Arkansas Bank & Trust Co. v. Erwin, 300 Ark. 599, 781 S.W.2d 21 (1989), a venue case, suggests that a financial institution appointed as guardian of an incompetent may be liable as an entrustor for providing the funds to purchase an automobile.
LeClaire v. Commercial Siding and Maintenance Co., 308 Ark. 580, 826 S.W.2d 247 (1992), holds that a claim for negligent entrustment may be made against the original entrustor, when the original entrustee became intoxicated and entrusted the vehicle to a third person, unknown to the entrustor, who was driving when the injury occurred.

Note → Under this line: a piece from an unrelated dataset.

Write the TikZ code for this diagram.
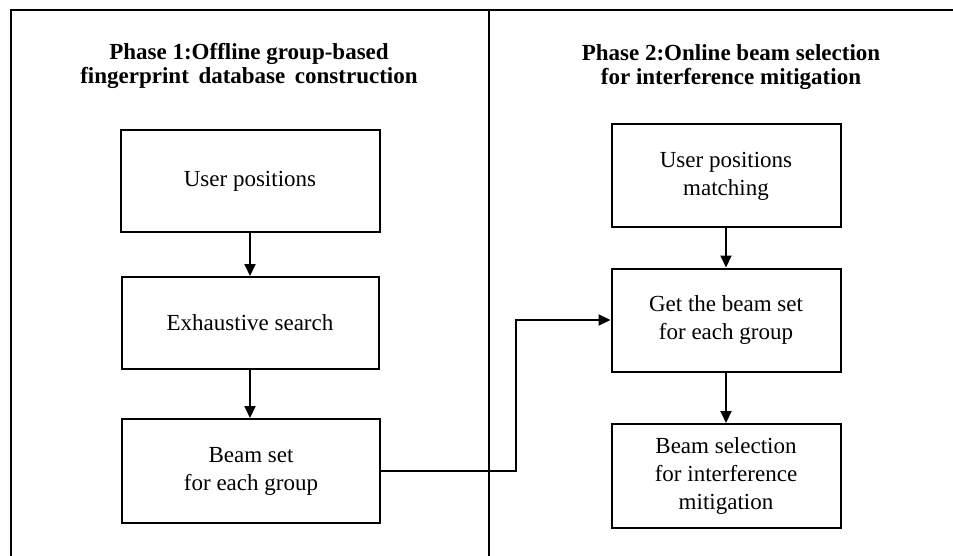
\documentclass[tikz,border=0pt]{standalone}
\usepackage{fontspec}
\setmainfont{Liberation Serif}
\usetikzlibrary{arrows.meta}
\begin{document}
\begin{tikzpicture}[x=1pt, y=-1pt,
    stepbox/.style={draw=black, line width=2pt, align=center, inner sep=2pt, font=\fontsize{23}{28}\selectfont},
    phase/.style={align=center, font=\fontsize{23}{24}\selectfont\bfseries},
    arr/.style={line width=2pt, -{Triangle[length=12pt, width=11pt]}}]
  \useasboundingbox (0,0) rectangle (953,556);
  % frame and split
  \draw[line width=2pt] (11,556) -- (11,10) -- (953,10);
  \draw[line width=2pt] (489,10) -- (489,556);
  % phase 1
  \node[phase] (title1) at (249,66) {Phase 1:Offline group-based\\fingerprint\, database\, construction};
  \node[stepbox, minimum width=259pt, minimum height=102pt] (userpos) at (250,181) {User positions};
  \node[stepbox, minimum width=257pt, minimum height=92pt] (search) at (250,323) {Exhaustive search};
  \node[stepbox, minimum width=258pt, minimum height=104pt] (beamset) at (251,471) {Beam set\\for each group};
  % phase 2
  \node[phase] (title2) at (731,67) {Phase 2:Online beam selection\\for interference mitigation};
  \node[stepbox, minimum width=229pt, minimum height=103pt] (match) at (726,176) {User positions\\matching};
  \node[stepbox, minimum width=229pt, minimum height=103pt] (getset) at (726,320) {Get the beam set\\for each group};
  \node[stepbox, minimum width=229pt, minimum height=104pt] (select) at (726,476) {Beam selection\\for interference\\mitigation};
  % arrows
  \draw[arr] (userpos) -- (search);
  \draw[arr] (search) -- (beamset.north -| search);
  \draw[arr] (match) -- (getset);
  \draw[arr] (getset) -- (select);
  \coordinate (bend) at (516,471);
  \draw[arr] (beamset.east) -- (bend) |- (getset.west);
\end{tikzpicture}
\end{document}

If a defendant employer or principal admits vicarious liability for the negligence of the employee or agent, the plaintiff may not pursue a claim for negligent entrustment, hiring, or retention against such defendant. Elrod v. G&R Constr. Co. 275 Ark. 151, 154, 628 S.W.2d 17, 19 (1982); Kyser v. Porter, 261 Ark. 351, 358, 548 S.W.2d 128, 132 (1977). The court in Elrod further ruled that such admission precludes a plaintiff who seeks punitive damages on a negligent entrustment theory from having evidence of the employee's or agent's bad driving record submitted to the jury, at least absent indication that such record would put defendant on notice that its driver would commit a willful, wanton, or intentional act. 275 Ark. at 154-56, 628 S.W.2d at 18-20. See also Moore v. Daniel Enters., Inc., 2006 WL 1155948 (W.D. Ark. April 28, 2006) (applying Elrod). The plaintiff may proceed against the employer, however, for its independent acts of negligence. See Regions Bank v. White, 2009 WL 3148732 (E.D. Ark. Sept. 24, 2009) (plaintiff allowed to proceed on claims that the employer was itself negligent in failing to have a policy requiring the use of warning triangles behind a stopped vehicle, to adequately train drivers regarding the placement of the triangles, to have an escort vehicle, and to maintain the truck).
For an overview, see Henry Woods, Negligent Entrustment Revisited, 30 Ark. L. Rev. 288 (1976).